WORK TO DO:
Write each line of the material exactly as given, from the top through the line that contains "434, 493, 522]", and omit all pictures.

SOURCE MATERIAL:
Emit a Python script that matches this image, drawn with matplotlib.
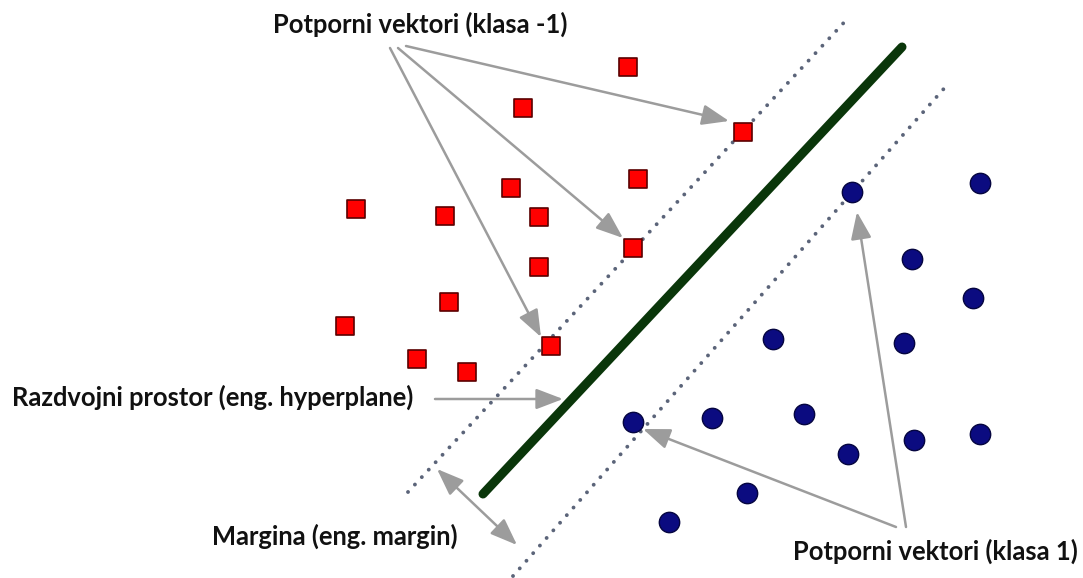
import numpy as np
import matplotlib.pyplot as plt

# Class -1 points (red squares), image pixel coordinates
neg_x = [628, 523, 743, 638, 511, 356, 445, 539, 633, 539, 449, 345, 417, 467, 551]
neg_y = [67, 108, 132, 179, 188, 209, 216, 217, 248, 267, 302, 326, 359, 372, 346]

# Class 1 points (blue circles)
pos_x = [852, 980, 912, 973, 773, 904, 633, 712, 804, 848, 914, 980, 747, 669]
pos_y = [192, 183, 259, 298, 339, 343, 422, 418, 414, 454, 440, 434, 493, 522]

# Hyperplane and margin lines (end points)
hyper_x = [483, 902]
hyper_y = [494, 47]
margin_up_x = [408, 850]
margin_up_y = [492, 16]
margin_lo_x = [513, 948]
margin_lo_y = [576, 84]

# Labels and arrows
labels = ["Potporni vektori (klasa -1)",
          "Razdvojni prostor (eng. hyperplane)",
          "Margina (eng. margin)",
          "Potporni vektori (klasa 1)"]

arrows_neg = [((406, 46), (729, 121)),
              ((398, 48), (623, 238)),
              ((390, 48), (541, 337))]
arrows_pos = [((896, 527), (643, 429)),
              ((906, 527), (857, 212))]
arrow_hyper = ((435, 399), (563, 399))
arrow_margin = ((437, 469), (517, 545))

fig = plt.figure(figsize=(10.83, 5.78), dpi=100)
ax = fig.add_axes([0, 0, 1, 1])
ax.set_xlim(0, 1083)
ax.set_ylim(578, 0)
ax.axis("off")

gray = "#9c9c9c"
dot_col = "#5b6479"

# margins (dotted)
for xs, ys in [(margin_up_x, margin_up_y), (margin_lo_x, margin_lo_y)]:
    ax.plot(xs, ys, color=dot_col, lw=2.8, linestyle=(0, (0.01, 2.6)),
            dash_capstyle="round", zorder=1)

# hyperplane
ax.plot(hyper_x, hyper_y, color="#0a360a", lw=6.5, solid_capstyle="round", zorder=2)

# points
ax.scatter(neg_x, neg_y, marker="s", s=175, color="#ff0000", edgecolors="#5a0000",
           linewidths=1.2, zorder=3)
ax.scatter(pos_x, pos_y, marker="o", s=215, color="#0b0b80", edgecolors="#050540",
           linewidths=1.0, zorder=3)

style = dict(arrowstyle="-|>,head_length=1.1,head_width=0.42", color=gray,
             lw=1.8, shrinkA=0, shrinkB=0, mutation_scale=15)
for start, end in arrows_neg + arrows_pos + [arrow_hyper]:
    ax.annotate("", xy=end, xytext=start, arrowprops=style, zorder=4)
dstyle = dict(style, arrowstyle="<|-|>,head_length=1.1,head_width=0.42")
ax.annotate("", xy=arrow_margin[1], xytext=arrow_margin[0], arrowprops=dstyle, zorder=4)

font = dict(family=["Lato", "DejaVu Sans"], fontweight="bold", fontsize=18.4,
            color="#111111")
ax.text(420, 24, labels[0], ha="center", va="center", **font)
ax.text(12, 397, labels[1], ha="left", va="center", **font)
ax.text(335, 536, labels[2], ha="center", va="center", **font)
ax.text(935, 551, labels[3], ha="center", va="center", **font)

fig.savefig("out.png", dpi=100, facecolor="white")
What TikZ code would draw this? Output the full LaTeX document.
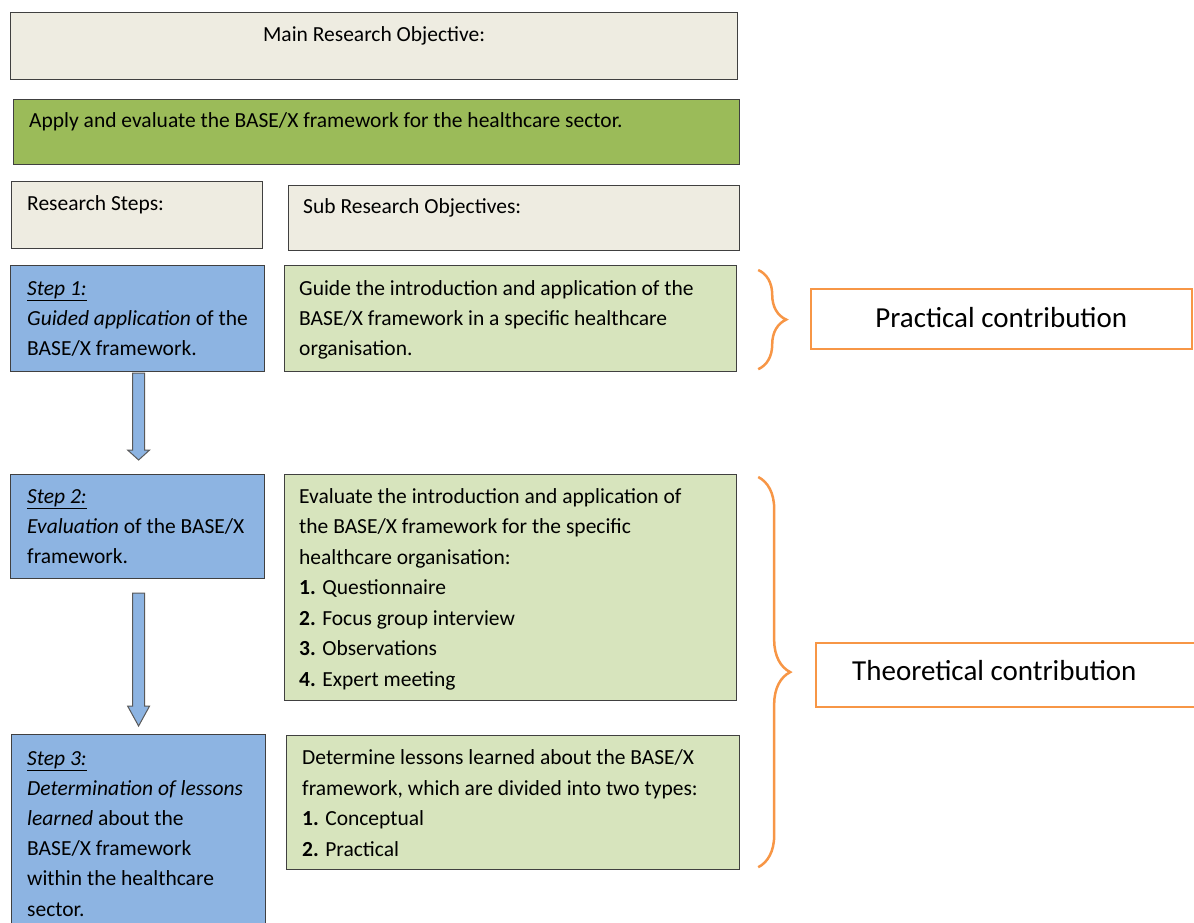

ANSWER TO THIS EXERCISE:
Emit a Python script that matches this image, drawn with matplotlib.
import numpy as np
import matplotlib.pyplot as plt

# Class -1 points (red squares), image pixel coordinates
neg_x = [628, 523, 743, 638, 511, 356, 445, 539, 633, 539, 449, 345, 417, 467, 551]
neg_y = [67, 108, 132, 179, 188, 209, 216, 217, 248, 267, 302, 326, 359, 372, 346]

# Class 1 points (blue circles)
pos_x = [852, 980, 912, 973, 773, 904, 633, 712, 804, 848, 914, 980, 747, 669]
pos_y = [192, 183, 259, 298, 339, 343, 422, 418, 414, 454, 440, 434, 493, 522]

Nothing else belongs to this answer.